LED lights are available everywhere this year. The cost of a string of 100-bulb LEDs can vary from $25 at the local hardware store to as low as $10 if you shop around on-line. Regardless of the price you pay, there is an initial financial investment for LEDs compared to the $4 you’ll pay for incandescents. However, you will quickly recoup your initial payout through energy savings and durability.

Here are a few places we found LED holiday lights for sale:

Environmental Lights
Christmas Lights Etc.
1000 Bulbs

And, of course, you can find strings of LED bulbs for sale at your local Home Depot or other big-box superstore.

And don’t throw away your old lights — recycle them. Many companies that sell new LEDs also recycle old, incandescent strings. The Christmas Light Recycling Program at HolidayLEDs.com is just one example.

Rules of the Challenge
The duration of this Challenge is one month, and the total CO2 reduction is 251 lbs. So, if you accept this Challenge, you’ll see about 8 pounds of CO2 reduction added to your Rally account each day for the next 30 days.

If you typically use lights for less than 30 days during the holidays, you’ll have to apply some creative math. The 251 lbs of CO2 savings in one month is based on two 100-bulb strings of lights (roughly enough lights for a Christmas tree) burning 6 hours a day for 30 days. If your lights are only up and lit for 15 days, you’ll need to replace four sets of lights to reach this Challenge’s CO2 savings value. On the other hand, if you decide to replace additional strings of lights inside or outside your house (all those trees and bushes), you can accept this Challenge again for every two strings you replace.

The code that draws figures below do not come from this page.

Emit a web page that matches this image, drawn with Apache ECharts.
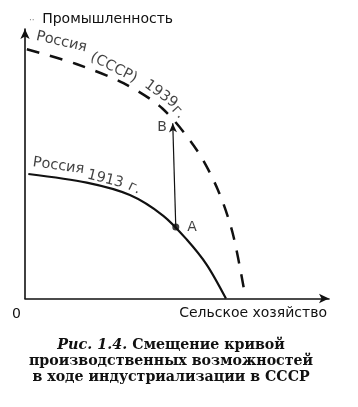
<!DOCTYPE html>
<html><head><meta charset="utf-8">
<script src="https://cdn.jsdelivr.net/npm/echarts@6/dist/echarts.min.js"></script>
<style>html,body{margin:0;padding:0;background:#fff}#c{width:358px;height:407px}</style>
</head><body><div id="c"></div>
<script>
// Production possibilities frontiers (abstract units)
const curve1913 = [[0.11,4.62],[2.03,4.30],[3.45,3.84],[4.55,3.07],[5.32,2.19],[5.98,1.25],[6.61,0]];
const curve1939 = [[0.06,9.25],[1.69,8.70],[3.24,7.99],[4.52,7.05],[5.65,5.51],[6.35,4.02],[6.83,2.43],[7.21,0.3]];
const pointA = [4.96, 2.65];
const pointB = [4.86, 6.5];
const pointNames = ['A', 'B'];
const words1939 = ['Россия', '(СССР)', '1939', 'г.'];
const anchors1939 = [[1.2,9.52],[2.92,8.56],[4.47,7.59],[5.04,6.92]];
const angles1939 = [-13, -27, -36, -48];
const words1913 = ['Россия', '1913', 'г.'];
const anchors1913 = [[1.1,4.92],[2.64,4.43],[3.6,4.10]];
const angles1913 = [-8, -14, -26];
const xName = 'Сельское хозяйство';
const yName = 'Промышленность';
const yNameDots = '··';
const captionItalic = 'Рис. 1.4.';
const captionLines = ['Смещение кривой', 'производственных возможностей', 'в ходе индустриализации в СССР'];

const ink = '#111111';
const sans = 'DejaVu Sans, Liberation Sans, sans-serif';

function wordData(words, anchors, angles) {
  return words.map((w, i) => ({
    value: anchors[i],
    label: { formatter: w, rotate: angles[i] }
  }));
}

const chart = echarts.init(document.getElementById('c'), null, { renderer: 'canvas' });
chart.setOption({
  backgroundColor: '#fff',
  animation: false,
  title: {
    text: '{i|' + captionItalic + '} {b|' + captionLines[0] + '}\n{b|' + captionLines[1] + '}\n{b|' + captionLines[2] + '}',
    left: 171, top: 337, textAlign: 'center', padding: 0,
    textStyle: {
      lineHeight: 16.3,
      rich: {
        i: { fontFamily: 'DejaVu Serif', fontStyle: 'italic', fontSize: 14.4, color: ink, lineHeight: 16.3 },
        b: { fontFamily: 'DejaVu Serif', fontWeight: 'bold', fontSize: 14.2, color: ink, lineHeight: 16.3 }
      }
    }
  },
  grid: { left: 25, right: 29, top: 29, bottom: 108.5, containLabel: false },
  xAxis: {
    type: 'value', min: 0, max: 10, interval: 10,
    name: xName, nameLocation: 'end', nameGap: -2,
    nameTextStyle: { fontFamily: sans, fontSize: 14, color: ink, align: 'right', verticalAlign: 'top', padding: [8, 0, 0, 0] },
    axisLine: { lineStyle: { color: ink, width: 1.6 }, symbol: ['none', 'arrow'], symbolSize: [7, 10] },
    axisTick: { show: false }, splitLine: { show: false },
    axisLabel: { formatter: v => (v === 0 ? '0' : ''), fontFamily: sans, fontSize: 14, color: ink, align: 'right', margin: 9, padding: [0, 4, 0, 0] }
  },
  yAxis: {
    type: 'value', min: 0, max: 10, interval: 10,
    name: '{d|' + yNameDots + '} ' + yName, nameLocation: 'end', nameGap: 3,
    nameTextStyle: { fontFamily: sans, fontSize: 14, color: ink, align: 'left', padding: [0, 0, 0, 4],
      rich: { d: { fontFamily: sans, fontSize: 9, color: '#888', padding: [3, 3, 0, 0] } } },
    axisLine: { lineStyle: { color: ink, width: 1.6 }, symbol: ['none', 'arrow'], symbolSize: [7, 10] },
    axisTick: { show: false }, splitLine: { show: false }, axisLabel: { show: false }
  },
  series: [
    {
      type: 'line', data: curve1913, smooth: 0.3, showSymbol: false, silent: true,
      lineStyle: { color: ink, width: 2.2 }
    },
    {
      type: 'line', data: curve1939, smooth: 0.3, showSymbol: false, silent: true,
      lineStyle: { color: ink, width: 2.5, type: [13, 11] }
    },
    {
      type: 'scatter', silent: true,
      data: [
        { value: pointA, symbol: 'circle', symbolSize: 7, label: { formatter: pointNames[0], position: 'right', distance: 8 } },
        { value: pointB, symbol: 'circle', symbolSize: 0, label: { formatter: pointNames[1], position: 'left', distance: 6, offset: [0, 4] } }
      ],
      itemStyle: { color: ink },
      label: { show: true, fontFamily: sans, fontSize: 14, color: ink },
      markLine: {
        silent: true, symbol: ['none', 'arrow'], symbolSize: [6, 9],
        lineStyle: { color: ink, width: 1.2, type: 'solid' }, label: { show: false },
        data: [[{ coord: pointA }, { coord: pointB }]]
      }
    },
    {
      type: 'scatter', silent: true, symbolSize: 0,
      data: wordData(words1939, anchors1939, angles1939).concat(wordData(words1913, anchors1913, angles1913)),
      label: { show: true, position: 'inside', fontFamily: sans, fontSize: 14.5, color: ink }
    }
  ]
});
</script></body></html>
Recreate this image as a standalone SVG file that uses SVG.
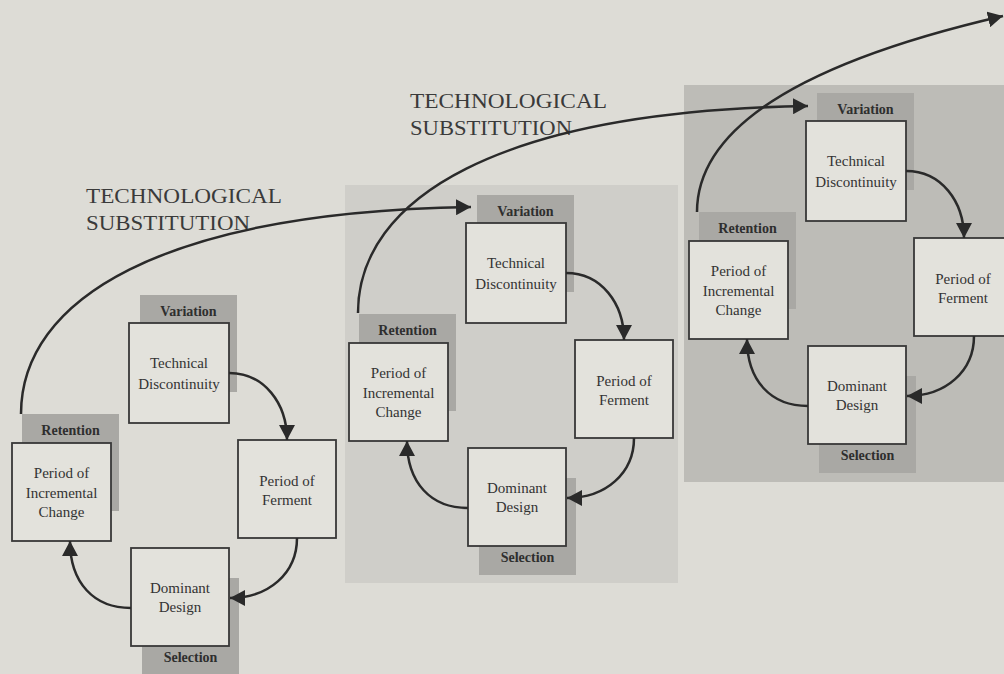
<svg xmlns="http://www.w3.org/2000/svg" width="1004" height="674" viewBox="0 0 1004 674">
  <defs>
    <style>
      .bg { fill: #dddcd6; }
      .panel2 { fill: #cfcec9; }
      .panel3 { fill: #bdbcb7; }
      .strip { fill: #a9a8a4; }
      .box { fill: #e3e2dc; stroke: #383838; stroke-width: 1.8; }
      .lbl { font-family: "Liberation Serif", "DejaVu Serif", serif; font-size: 14px; font-weight: bold; fill: #2e2e2e; text-anchor: middle; }
      .txt { font-family: "Liberation Serif", "DejaVu Serif", serif; font-size: 15px; fill: #333; text-anchor: middle; }
      .big { font-family: "Liberation Serif", "DejaVu Serif", serif; font-size: 20px; fill: #3a3a3a; }
      .arrow { fill: none; stroke: #2a2a2a; stroke-width: 2.5; marker-end: url(#head); }
    </style>
    <marker id="head" markerUnits="userSpaceOnUse" markerWidth="16" markerHeight="16" refX="15" refY="8" orient="auto">
      <path d="M0,0 L15,8 L0,16 Z" fill="#2a2a2a"/>
    </marker>
  </defs>

  <rect class="bg" x="0" y="0" width="1004" height="674"/>

  <!-- shaded panels behind the second and third cycles -->
  <rect class="panel2" x="345" y="185" width="333" height="398"/>
  <rect class="panel3" x="684" y="85" width="333" height="397"/>

  <!-- cycle 1 -->
  <g id="cycle1" transform="translate(129,323)">
    <g id="c1-discontinuity">
      <rect class="strip" x="11" y="-28" width="97" height="97"/>
      <text class="lbl" x="59.5" y="-7">Variation</text>
      <rect class="box" x="0" y="0" width="100" height="100"/>
      <text class="txt" x="50" y="45">Technical</text>
      <text class="txt" x="50" y="66">Discontinuity</text>
    </g>
    <g id="c1-ferment">
      <rect class="box" x="109" y="117" width="98" height="98"/>
      <text class="txt" x="158" y="163">Period of</text>
      <text class="txt" x="158" y="182">Ferment</text>
    </g>
    <g id="c1-dominant">
      <rect class="strip" x="13" y="255" width="97" height="97"/>
      <text class="lbl" x="61.5" y="339">Selection</text>
      <rect class="box" x="2" y="225" width="98" height="98"/>
      <text class="txt" x="51" y="270">Dominant</text>
      <text class="txt" x="51" y="289">Design</text>
    </g>
    <g id="c1-incremental">
      <rect class="strip" x="-107" y="91" width="97" height="97"/>
      <text class="lbl" x="-58.5" y="112">Retention</text>
      <rect class="box" x="-117" y="120" width="99" height="98"/>
      <text class="txt" x="-67.5" y="155">Period of</text>
      <text class="txt" x="-67.5" y="175">Incremental</text>
      <text class="txt" x="-67.5" y="194">Change</text>
    </g>
  </g>

  <!-- cycle 2 -->
  <g id="cycle2" transform="translate(466,223)">
    <g id="c2-discontinuity">
      <rect class="strip" x="11" y="-28" width="97" height="97"/>
      <text class="lbl" x="59.5" y="-7">Variation</text>
      <rect class="box" x="0" y="0" width="100" height="100"/>
      <text class="txt" x="50" y="45">Technical</text>
      <text class="txt" x="50" y="66">Discontinuity</text>
    </g>
    <g id="c2-ferment">
      <rect class="box" x="109" y="117" width="98" height="98"/>
      <text class="txt" x="158" y="163">Period of</text>
      <text class="txt" x="158" y="182">Ferment</text>
    </g>
    <g id="c2-dominant">
      <rect class="strip" x="13" y="255" width="97" height="97"/>
      <text class="lbl" x="61.5" y="339">Selection</text>
      <rect class="box" x="2" y="225" width="98" height="98"/>
      <text class="txt" x="51" y="270">Dominant</text>
      <text class="txt" x="51" y="289">Design</text>
    </g>
    <g id="c2-incremental">
      <rect class="strip" x="-107" y="91" width="97" height="97"/>
      <text class="lbl" x="-58.5" y="112">Retention</text>
      <rect class="box" x="-117" y="120" width="99" height="98"/>
      <text class="txt" x="-67.5" y="155">Period of</text>
      <text class="txt" x="-67.5" y="175">Incremental</text>
      <text class="txt" x="-67.5" y="194">Change</text>
    </g>
  </g>

  <!-- cycle 3 -->
  <g id="cycle3" transform="translate(806,121)">
    <g id="c3-discontinuity">
      <rect class="strip" x="11" y="-28" width="97" height="97"/>
      <text class="lbl" x="59.5" y="-7">Variation</text>
      <rect class="box" x="0" y="0" width="100" height="100"/>
      <text class="txt" x="50" y="45">Technical</text>
      <text class="txt" x="50" y="66">Discontinuity</text>
    </g>
    <g id="c3-ferment">
      <rect class="box" x="108" y="117" width="98" height="98"/>
      <text class="txt" x="157" y="163">Period of</text>
      <text class="txt" x="157" y="182">Ferment</text>
    </g>
    <g id="c3-dominant">
      <rect class="strip" x="13" y="255" width="97" height="97"/>
      <text class="lbl" x="61.5" y="339">Selection</text>
      <rect class="box" x="2" y="225" width="98" height="98"/>
      <text class="txt" x="51" y="270">Dominant</text>
      <text class="txt" x="51" y="289">Design</text>
    </g>
    <g id="c3-incremental">
      <rect class="strip" x="-107" y="91" width="97" height="97"/>
      <text class="lbl" x="-58.5" y="112">Retention</text>
      <rect class="box" x="-117" y="120" width="99" height="98"/>
      <text class="txt" x="-67.5" y="155">Period of</text>
      <text class="txt" x="-67.5" y="175">Incremental</text>
      <text class="txt" x="-67.5" y="194">Change</text>
    </g>
  </g>

  <!-- substitution labels -->
  <g id="labels">
    <text class="big" x="86" y="203" textLength="196" lengthAdjust="spacingAndGlyphs">TECHNOLOGICAL</text>
    <text class="big" x="86" y="230" textLength="164" lengthAdjust="spacingAndGlyphs">SUBSTITUTION</text>
    <text class="big" x="410" y="108" textLength="197" lengthAdjust="spacingAndGlyphs">TECHNOLOGICAL</text>
    <text class="big" x="410" y="135" textLength="162" lengthAdjust="spacingAndGlyphs">SUBSTITUTION</text>
  </g>

  <!-- connectors -->
  <g id="connectors">
    <g transform="translate(129,323)">
      <path class="arrow" d="M100,50 C135,50 158,80 158,117"/>
      <path class="arrow" d="M168,215 C168,250 140,275 101,275"/>
      <path class="arrow" d="M2,285 C-35,285 -59,260 -59,218"/>
    </g>
    <g transform="translate(466,223)">
      <path class="arrow" d="M100,50 C135,50 158,80 158,117"/>
      <path class="arrow" d="M168,215 C168,250 140,275 101,275"/>
      <path class="arrow" d="M2,285 C-35,285 -59,260 -59,218"/>
    </g>
    <g transform="translate(806,121)">
      <path class="arrow" d="M100,50 C135,50 158,80 158,117"/>
      <path class="arrow" d="M168,215 C168,250 140,275 101,275"/>
      <path class="arrow" d="M2,285 C-35,285 -59,260 -59,218"/>
    </g>
    <!-- technological substitution arcs -->
    <path class="arrow" d="M21,414 C21,300 160,212 471,207"/>
    <path class="arrow" d="M358,313 C358,199 497,111 808,106"/>
    <path class="arrow" d="M697,212 C697,138 778,68 1003,16"/>
  </g>
</svg>
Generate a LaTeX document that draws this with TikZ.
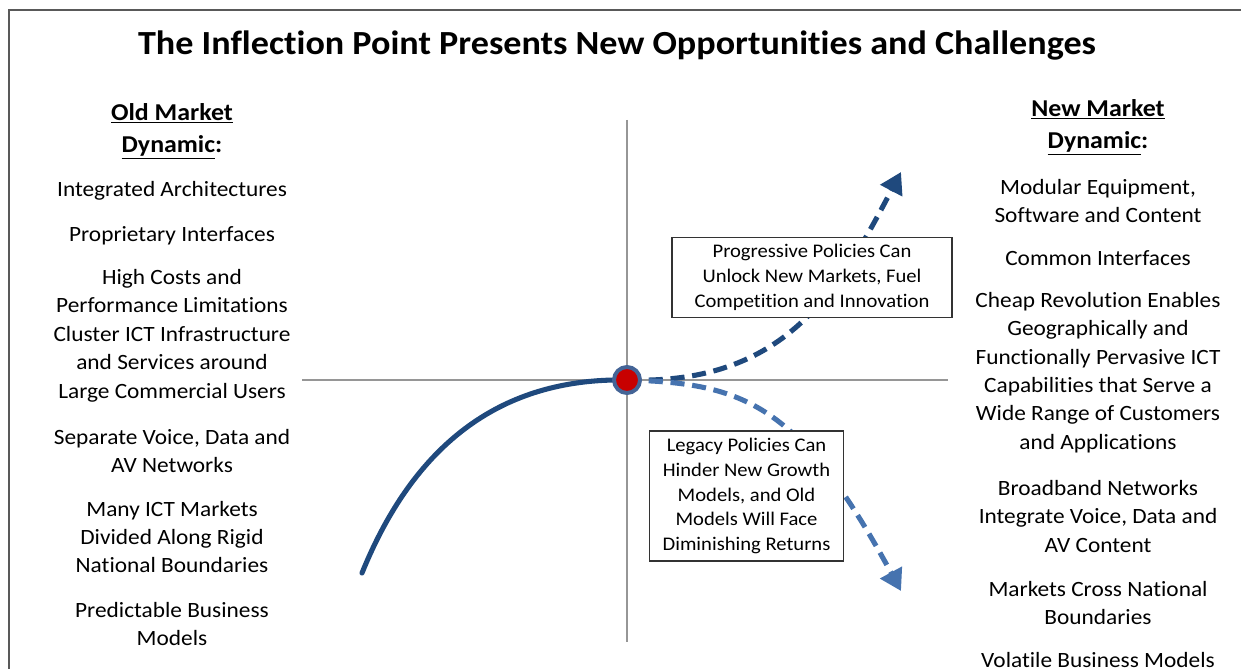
\documentclass[tikz,border=0pt]{standalone}
\usepackage{fontspec}
\setmainfont{Carlito}[FakeStretch=1.07,Ligatures=NoCommon]
\usetikzlibrary{arrows.meta,positioning,calc}
\definecolor{navy}{RGB}{31,73,125}
\definecolor{steel}{RGB}{70,115,175}
\definecolor{ringblue}{RGB}{68,100,150}
\definecolor{dotred}{RGB}{200,0,0}
\definecolor{axisgray}{RGB}{150,150,150}
\tikzset{
  item/.style={align=center,font=\fontsize{15.5}{20.2}\selectfont},
  head/.style={align=center,font=\bfseries\fontsize{17.2}{23}\selectfont},
  policy/.style={draw=black!80,fill=white,line width=0.8pt,align=center,inner sep=0pt,font=\fontsize{13.7}{17.7}\selectfont},
  growth/.style={line width=3.6pt,dash pattern=on 10pt off 5.5pt,-{Triangle[length=15pt,width=17pt]}}
}

\begin{document}
\begin{tikzpicture}[x=0.025cm,y=-0.025cm]
    \useasboundingbox (0,0) rectangle (1241,669);
    \draw[black!65,line width=1.4pt] (9,669) -- (9,10) -- (1241,10);
    \node[font=\bfseries\fontsize{24}{28}\selectfont] (title) at (617,46) {The Inflection Point Presents New Opportunities and Challenges};

    % the two columns of market traits
    \node[head] (lhead) at (172,131) {\underline{Old Market}\\\underline{Dynamic}:};
    \node[head] (rhead) at (1098,127) {\underline{New Market}\\\underline{Dynamic}:};
    \foreach \t/\y [count=\i] in {
      Integrated Architectures/191,Proprietary Interfaces/236,
      {High Costs and\\Performance Limitations\\Cluster ICT Infrastructure\\and Services around\\Large Commercial Users}/335.5,
      {Separate Voice, Data and\\AV Networks}/451,
      {Many ICT Markets\\Divided Along Rigid\\National Boundaries}/537,
      {Predictable Business\\Models}/624}
      \node[item] (l\i) at (172,\y) {\t};
    \foreach \t/\y [count=\i] in {
      {Modular Equipment,\\Software and Content}/201,Common Interfaces/258,
      {Cheap Revolution Enables\\Geographically and\\Functionally Pervasive ICT\\Capabilities that Serve a\\Wide Range of Customers\\and Applications}/372.5,
      {Broadband Networks\\Integrate Voice, Data and\\AV Content}/516.5,
      {Markets Cross National\\Boundaries}/603,Volatile Business Models/660}
      \node[item] (r\i) at (1098,\y) {\t};

    % axes through the inflection point
    \coordinate (ytop) at (627,120);
    \coordinate (ybot) at (627,642);
    \coordinate (xleft) at (302,380);
    \coordinate (xright) at (948,380);
    \draw[axisgray,line width=1pt] (ytop) -- (ybot) (xleft) -- (xright);

    \coordinate (pt) at (627,380);
    \coordinate (start) at (362,573);
    \coordinate (upTip) at (901,172);
    \coordinate (downTip) at (901,591);
    \draw[navy,line width=3.6pt,line cap=round] (start) .. controls (422,425) and (520,378) .. (pt);
    \draw[navy,growth] (pt) .. controls (785,385) and (838,292) .. (upTip);
    \draw[steel,growth] (pt) .. controls (745,383) and (800,405) .. (downTip);

    \node[policy,minimum width=7cm,minimum height=2.02cm] (progressive) at (812,277.5)
      {Progressive Policies Can\\Unlock New Markets, Fuel\\Competition and Innovation};
    \node[policy,minimum width=4.83cm,minimum height=3.25cm] (legacy) at (746.5,496)
      {Legacy Policies Can\\Hinder New Growth\\Models, and Old\\Models Will Face\\Diminishing Returns};

    \node[circle,draw=ringblue,line width=2.8pt,fill=dotred,minimum size=0.65cm,inner sep=0pt] (dot) at (pt) {};
\end{tikzpicture}
\end{document}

As with all Challenges, the most important thing is that you take a small action to reduce climate change. Don’t sweat the numbers too much; just take the Challenge!

See the Math
Let’s start with the known or estimated numbers:

  • A single string of 100 old-style incandescent bulbs requires 500 watts of electricity per hour.
  • A single string of 100 LED bulbs requires 50 watts of electricity per hour.
  • On average, folks use two 100-bulb strings of lights on their tree
  • Swapping out one string of incandescent bulbs for one string of LEDs saves 450 watts per hour. Swapping out 2 strings of bulbs saves 900 watts per hour.
  • A kilowatt is equal to 1000 watts. Using 1 kilowatt for 1 hour is what your electric company describes as 1 kilowatt-hour (kWh). So swapping out 2 strings of bulbs saves 0.9 kWh for every hour the lights are lit.
  • On average, lights are lit for 6 hours a day for 30 days during the holidays, or 180 hours total.
  • A fossil fuel burning power plant releases an average 1.55 pounds of CO2 for every kilowatt-hour it creates.
  • Each kilowatt-hour (kWh) costs about $0.12 . So, based on the assumptions above, completing this challenge will save you about $19.40 The cost of switching to new LED bulbs will be covered after about two season of use.